In Hamburg leben 366.300 Menschen in Armut oder sind von Armut betroffen. Das sind etwa 20% der Bevölkerung. Und wenn ich das etwas vereinfacht auf Wandsbek runterbreche, liegen wir bei über 80.000 Menschen.

Ganz ehrlich gefragt: Wer von Ihnen glaubt, dass diese Zahlen in den kommenden Monaten rückläufig sein werden? Das werden sie nicht, sie werden steigen. Und was Armut für Menschen bedeutet, das zeigt aktuell ganz gut ein Projekt an der HAW. Oder sprechen Sie einfach mal unvoreingenommen mit Armutsbetroffenen aus Ihrem Umfeld.

Die soziale Infrastruktur in dieser Stadt ist seit Jahren auf Kante genäht. Das bedeutet unsere Beratungs- und Versorgungsangebote haben auf dem Niveau des Status Quo schlicht nicht die Kapazitäten um die Aufgaben zu bewältigen, die vor uns stehen.

Gibt es im ASD Planungen, wie mit dem vorhersehbaren größer werdenden Beratungsbedarf in den Quartieren umgegangen werden soll? Werben Sie hierfür beim Senat zusätzliche Stellen ein, die etwa vor einem Monat hätten ausgeschrieben werden müssen, damit die Kolleg*innen rechtzeitig eine Verstärkung sein können?

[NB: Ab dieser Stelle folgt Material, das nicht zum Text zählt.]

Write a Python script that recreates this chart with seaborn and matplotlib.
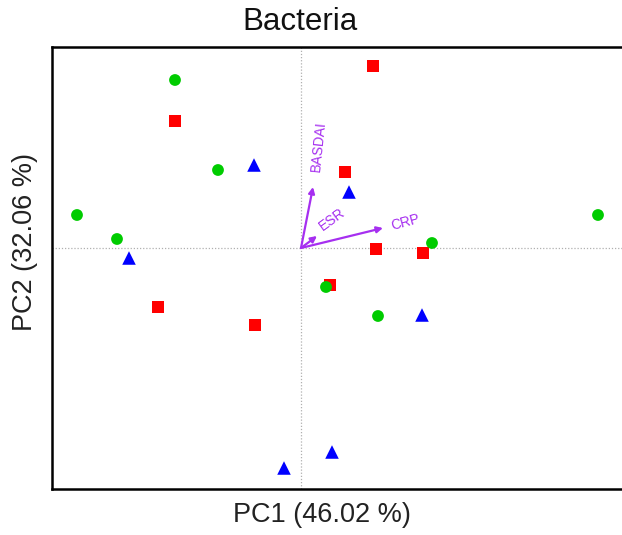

Hat man überlegt, dass das Sparen an Heizen und Lebensmitteln zuhause dafür sorgt, dass Eltern ihre Kinder vermehrt in Öffentliche Angebote schicken? Bildet das unsere Jugendhilfeplanung ab, kümmern wir uns um die Ressourcen, um das aufzufangen?

Die Ampel will den Kreis der Wohngeldberechtigten erhöhen. Was bedeutet das für die Anzahl der Wohnberechtigten in Wandsbek und vor allem für das Fachamt Grundsicherung und Soziales. Laufen die Vorbereitungen, um das erwartbare höhere Fallaufkommen bei den Themen Wohngeld und Grundsicherung bearbeiten zu können?

Und ganz platt gefragt: Wie steht es eigentlich mit der Umsetzung der Ziele des integrierten Klimaschutzkonzeptes. Wie weit sind wir da gerade? Es gibt eine neue Energieeinsparungsverordnung, wie wird die umgesetzt.

Es gibt, und das gilt auch für Hamburg Wandsbek, viele Menschen, die Not leiden. Und es werden in absehbarer Zeit noch mehr Menschen in Not geraten. Diese Menschen verdienen unsere Hilfe und ich kann nur hoffen, dass Sie mir gleich ihren fast fertig ausgereiften Plan präsentieren können, wie Sie das bewerkstelligen. Denn die Zeit wird knapp.